By BBC Music Magazine

Published: Wednesday, 04 January 2023 at 12:00 am


What does the term ‘English organ’ conjure up in your mind? Rich sounds in a generous acoustic, underpinning a cathedral choir?

The pomp and ceremony of a royal occasion or the Last Night of the Proms? Or maybe just background muzak to a church service or civic event: sometimes saccharine, sometimes bombastic? The English organ has fulfilled all of these functions and more, but it has its own musical significance, too. At its best, it is the medium of some of the finest national music ever written, and its story is also a fascinating if quirky mirror of our musical and social history.

The history of the organ in England

Although the earliest known reference to an English organ dates from the tenth century, when St Dunstan gave an organ to Malmesbury Abbey, nothing exists of an instrument in unaltered form until the 1680s or so. But with a bit of digging around, we can work out what some of these earlier organs sounded like. And so our musical story begins in the 1520s. 

Our knowledge of the sort of organs played by Byrd and Tallis and the so-called ‘English virginalists’ was, until recently, limited to the odd surviving stop-list and much conjecture. Why do no organs survive from this era? Sadly, wanton destruction and changing tastes are to blame.

The 16th-century English Reformation under Henry VIII saw the destruction or terminal decline of many English organs. Unlike some of the impressive and relatively large organs found in mainland Europe’s churches and cathedrals at this time, English Tudor organs were modest in size and expectation. A handful of stops were all that was required to accompany or play alongside the choir. It could simply be that they were not perceived as impressive enough to be saved from zealous Reformers.

Wetheringsett’ organ

In 1977, a man renovating his farmhouse in Wetheringsett, Suffolk, was intrigued by a piece of timber that had served as a door in centuries gone by. Why did it have rows of grooves and holes? Eventually it was identified as an organ soundboard (on which stood the pipes) dating from around 1525, which enabled organ builders Goetze and Gwynn to recreate a Tudor organ in 2001. They were able to do this because the soundboard of an organ tells you how many pipes and stops the organ had, and therefore allows for a complete reconstruction. 

The resulting ‘Wetheringsett’ organ reveals some fascinating aspects about organ playing of the time. The very high pitch has implications as to how we perform solo pieces of Byrd et al on more recent instruments, suggesting that any piece using the whole tessitura of the organ would have sounded nearly a fifth higher than notated. With that in mind, there’s no doubt that Tudor organists would as a matter of course have had to transpose accompaniments to match the choir’s pitch.

And what did these instruments sound like?

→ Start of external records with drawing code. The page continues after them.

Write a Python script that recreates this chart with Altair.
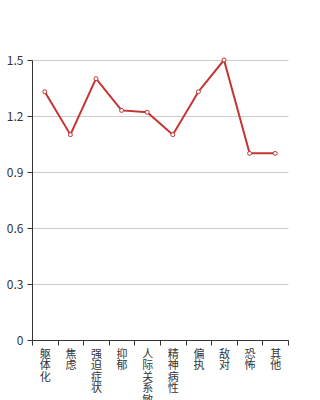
import altair as alt
import pandas as pd

categories = ["躯体化", "焦虑", "强迫症状", "抑郁", "人际关系敏感", "精神病性", "偏执", "敌对", "恐怖", "其他"]
values = [1.33, 1.10, 1.40, 1.23, 1.22, 1.10, 1.33, 1.50, 1.00, 1.00]
y_ticks = [0, 0.3, 0.6, 0.9, 1.2, 1.5]

df = pd.DataFrame({"cat": categories, "val": values})

FONT = "Noto Sans CJK SC"

x = alt.X("cat:N", sort=categories, title=None,
          scale=alt.Scale(type="band", paddingInner=0, paddingOuter=0),
          axis=alt.Axis(labelAngle=0, tickBand="extent", labelExpr="split(datum.label, '')",
                        labelBaseline="top", labelAlign="center", labelLineHeight=11.5,
                        labelFontSize=11, labelFont=FONT, labelColor="#333",
                        domainColor="#333", tickColor="#333", tickSize=5,
                        labelPadding=3, grid=False, labelOverlap=False))
y = alt.Y("val:Q", title=None,
          scale=alt.Scale(domain=[0, 1.5], nice=False, zero=True),
          axis=alt.Axis(values=y_ticks,
                        labelExpr="datum.value == 0 ? '0' : format(datum.value, '.1f')",
                        labelFontSize=12, labelFont=FONT, labelColor="#333",
                        domainColor="#333", tickColor="#333", tickSize=5, labelPadding=4,
                        grid=True, gridColor="#ccc"))

line = alt.Chart(df).mark_line(color="#c23531", strokeWidth=2).encode(x=x, y=y)
pts = alt.Chart(df).mark_point(shape="circle", size=16, filled=True, fill="white",
                               stroke="#c23531", strokeWidth=1, opacity=1).encode(x=x, y=y)

chart = (line + pts).properties(
    width=256, height=280,
    padding={"left": 32, "top": 60, "right": 32, "bottom": 60},
    autosize=alt.AutoSizeParams(type="none"),
).configure_view(stroke=None)

chart.save("out.html", embed_options={"renderer": "svg", "actions": False})
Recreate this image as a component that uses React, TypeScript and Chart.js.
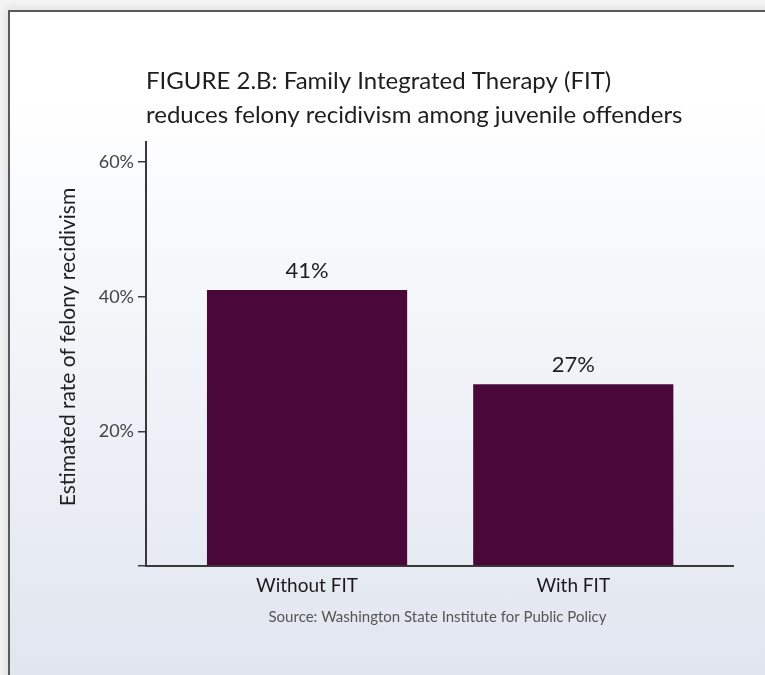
import React, { useEffect, useRef } from 'react';
import { Chart, registerables } from 'chart.js';

Chart.register(...registerables);

const categories = ['Without FIT', 'With FIT'];
const categoryPositions = [1, 2];
const recidivism = [41, 27];
const yTickValues = [0, 20, 40, 60];
const titleLines = [
  'FIGURE 2.B: Family Integrated Therapy (FIT)',
  'reduces felony recidivism among juvenile offenders',
];
const yAxisTitle = 'Estimated rate of felony recidivism';
const sourceText = 'Source: Washington State Institute for Public Policy';

const FONT = 'Lato, "Open Sans", sans-serif';

const textPlugin = {
  id: 'customTexts',
  afterDraw(chart: any) {
    const { ctx, chartArea } = chart;
    ctx.save();
    // title
    ctx.fillStyle = '#1e1e1e';
    ctx.font = `24px ${FONT}`;
    ctx.textAlign = 'left';
    ctx.textBaseline = 'alphabetic';
    ctx.fillText(titleLines[0], chartArea.left, 89);
    ctx.fillText(titleLines[1], chartArea.left, 123);

    // y-axis title
    ctx.save();
    ctx.translate(68, 347);
    ctx.rotate(-Math.PI / 2);
    ctx.textAlign = 'center';
    ctx.textBaseline = 'middle';
    ctx.font = `21px ${FONT}`;
    ctx.fillStyle = '#1e1e1e';
    ctx.fillText(yAxisTitle, 0, 0);
    ctx.restore();

    // data labels
    const meta = chart.getDatasetMeta(0);
    ctx.font = `22px ${FONT}`;
    ctx.fillStyle = '#1e1e1e';
    ctx.textAlign = 'center';
    ctx.textBaseline = 'alphabetic';
    meta.data.forEach((bar: any, i: number) => {
      ctx.fillText(`${recidivism[i]}%`, bar.x, bar.y - 12);
    });

    // source
    ctx.font = `15px ${FONT}`;
    ctx.fillStyle = '#555';
    ctx.textAlign = 'center';
    ctx.fillText(sourceText, (chartArea.left + chartArea.right) / 2 - 2, 622);
    ctx.restore();
  },
};

export default function App() {
  const ref = useRef<HTMLCanvasElement>(null);

  useEffect(() => {
    if (!ref.current) return;
    const chart = new Chart(ref.current, {
      type: 'bar',
      data: {
        datasets: [
          {
            data: categoryPositions.map((x, i) => ({ x, y: recidivism[i] })),
            backgroundColor: '#4a0838',
            borderWidth: 0,
            barPercentage: 0.752,
            categoryPercentage: 1,
          },
        ],
      },
      options: {
        responsive: false,
        animation: false,
        devicePixelRatio: 1,
        layout: { padding: { left: 0, top: 142, right: 32, bottom: 0 } },
        plugins: {
          legend: { display: false },
          tooltip: { enabled: false },
          title: { display: false },
        },
        scales: {
          x: {
            type: 'linear',
            offset: false,
            min: 0.395,
            max: 2.6,
            afterBuildTicks: (scale: any) => {
              scale.ticks = categoryPositions.map((v) => ({ value: v }));
            },
            afterFit: (scale: any) => {
              scale.height = 109;
            },
            ticks: {
              callback: (v: any) => categories[categoryPositions.indexOf(Number(v))] ?? '',
              font: { family: FONT, size: 19 },
              color: '#1a1a1a',
              padding: 8,
              maxRotation: 0,
              autoSkip: false,
            },
            grid: { display: true, drawOnChartArea: false, drawTicks: false },
            border: { display: true, color: '#3a3a3a', width: 2 },
          },
          y: {
            min: 0,
            max: 63,
            afterBuildTicks: (scale: any) => {
              scale.ticks = yTickValues.map((v) => ({ value: v }));
            },
            afterFit: (scale: any) => {
              scale.width = 146;
            },
            ticks: {
              callback: (v: any) => (Number(v) === 0 ? '' : `${v}%`),
              font: { family: FONT, size: 18 },
              color: '#444',
              padding: 4,
            },
            grid: {
              display: true,
              drawOnChartArea: false,
              drawTicks: true,
              tickLength: 8,
              color: '#3a3a3a',
              lineWidth: 1.5,
            },
            border: { display: true, color: '#3a3a3a', width: 2 },
          },
        },
      },
      plugins: [textPlugin],
    } as any);
    return () => chart.destroy();
  }, []);

  return (
    <div
      style={{
        position: 'fixed',
        left: 0,
        top: 0,
        width: 765,
        height: 675,
        overflow: 'hidden',
        background: '#f4f4f4',
      }}
    >
      <div
        style={{
          position: 'absolute',
          left: 8,
          top: 10,
          width: 780,
          height: 690,
          borderLeft: '2px solid #5a5a5a',
          borderTop: '2px solid #5a5a5a',
          background: 'linear-gradient(180deg, #ffffff 0%, #ffffff 12%, #dfe4ef 100%)',
          boxShadow: '-3px -3px 8px rgba(0,0,0,0.07)',
        }}
      />
      <canvas
        ref={ref}
        width={765}
        height={675}
        style={{ position: 'absolute', left: 0, top: 0, width: 765, height: 675 }}
      />
    </div>
  );
}
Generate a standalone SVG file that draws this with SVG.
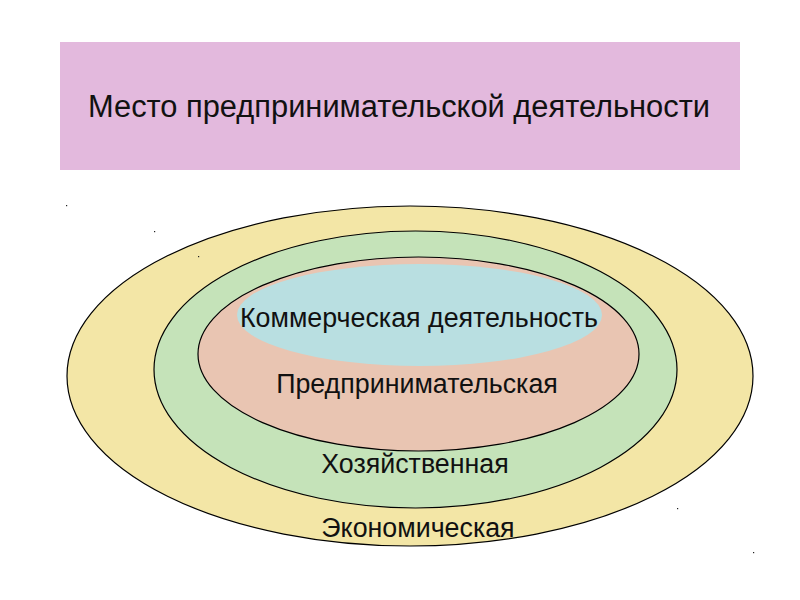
<svg xmlns="http://www.w3.org/2000/svg" width="800" height="600" viewBox="0 0 800 600">
<style>
.lbl{font-family:"Liberation Sans",Arial,sans-serif;font-size:26.8px;fill:#111;text-anchor:middle}
.ring{stroke:#000;stroke-width:1.2}
.dot{fill:#222}
</style>
<rect width="800" height="600" fill="#fff"/>
<g id="title">
<rect x="60" y="42" width="680" height="128" fill="#e3b9dd"/>
<text x="399" y="117" font-family="'Liberation Sans',Arial,sans-serif" font-size="31" fill="#111" text-anchor="middle" textLength="622" lengthAdjust="spacingAndGlyphs">Место предпринимательской деятельности</text>
</g>
<g id="economic">
<ellipse class="ring" cx="410" cy="376" rx="343" ry="170" fill="#f3e6a6"/>
</g>
<g id="economy-activity">
<ellipse class="ring" cx="415.5" cy="369.5" rx="261.5" ry="138.5" fill="#c5e3b9"/>
</g>
<g id="entrepreneurial">
<ellipse class="ring" cx="418.5" cy="354" rx="220.5" ry="97" fill="#e9c5b2"/>
</g>
<g id="commercial">
<ellipse cx="419.5" cy="315" rx="182.5" ry="51" fill="#b9dfe1"/>
<text class="lbl" x="419" y="327">Коммерческая деятельность</text>
</g>
<text class="lbl" x="417" y="393">Предпринимательская</text>
<text class="lbl" x="415" y="473">Хозяйственная</text>
<text class="lbl" x="418" y="537">Экономическая</text>
<g id="marks">
<rect class="dot" x="66" y="205" width="1.2" height="1.2"/>
<rect class="dot" x="154" y="231" width="1.2" height="1.2"/>
<rect class="dot" x="198" y="256" width="1.2" height="1.2"/>
<rect class="dot" x="677" y="508" width="1.2" height="1.2"/>
<rect class="dot" x="753" y="552" width="1.2" height="1.2"/>
</g>
</svg>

It turns out that English organs had a sound similar to southern European ones, with a thin, overtone-heavy tone akin to a stringed instrument – nothing like the grand tone of those found in Germany and the Netherlands.

What happened after the Reformation?

 More destruction followed of those organs that had survived the Reformation, due to the next significant upheaval: the English Civil War. As Cromwellian puritanical zeal swept through the country, organs were once again under pressure (although the hypocrisy of Cromwell installing an organ in the Great Hall at Hampton Court, for his own enjoyment and edification, is telling). Distressing and reckless though these times were, they did herald a new style of music – and a new style of organ to match. 

Organ builders such as Robert Dallam, who had been working in exile in northern France, returned to construct organs for English institutions.

The new organs built by Dallam and his contemporaries were fitted with extra gallic sounds: colourful trumpets, cremonas, vox humanas, cornets, and mixture stops to extend the harmonic series upwards. An extra manual (creating the new ‘double organ’) began to be more commonplace, and grew to be part of the soundworld of Blow, Purcell and Locke: Englishness influenced by the French fashions of court life. Inevitably perhaps, with different musical expectations, pitch standards and the like, earlier 16th-century organs were neglected and replaced with something more fashionable.

The 18th century saw a move to a more refined and understated tone, along with an extra dynamic flexibility in small ‘swell’ divisions, but essentially the English organ did not notably change in its conception and basic elements until the 1840s. Hints of what were to come can be found in the fine 1829 Bishop organ of St James’s, Bermondsey, London (then the largest church organ in England): there are some aids to changing the stops while playing, a broadening of the tonal palette and a slight loudening of the sound. And its pedals – viewed with either disinterest or suspicion by many of the English organ fraternity of  the time – were duplicated by an extra manual at the side, allowing for a second player to perform the pedal line.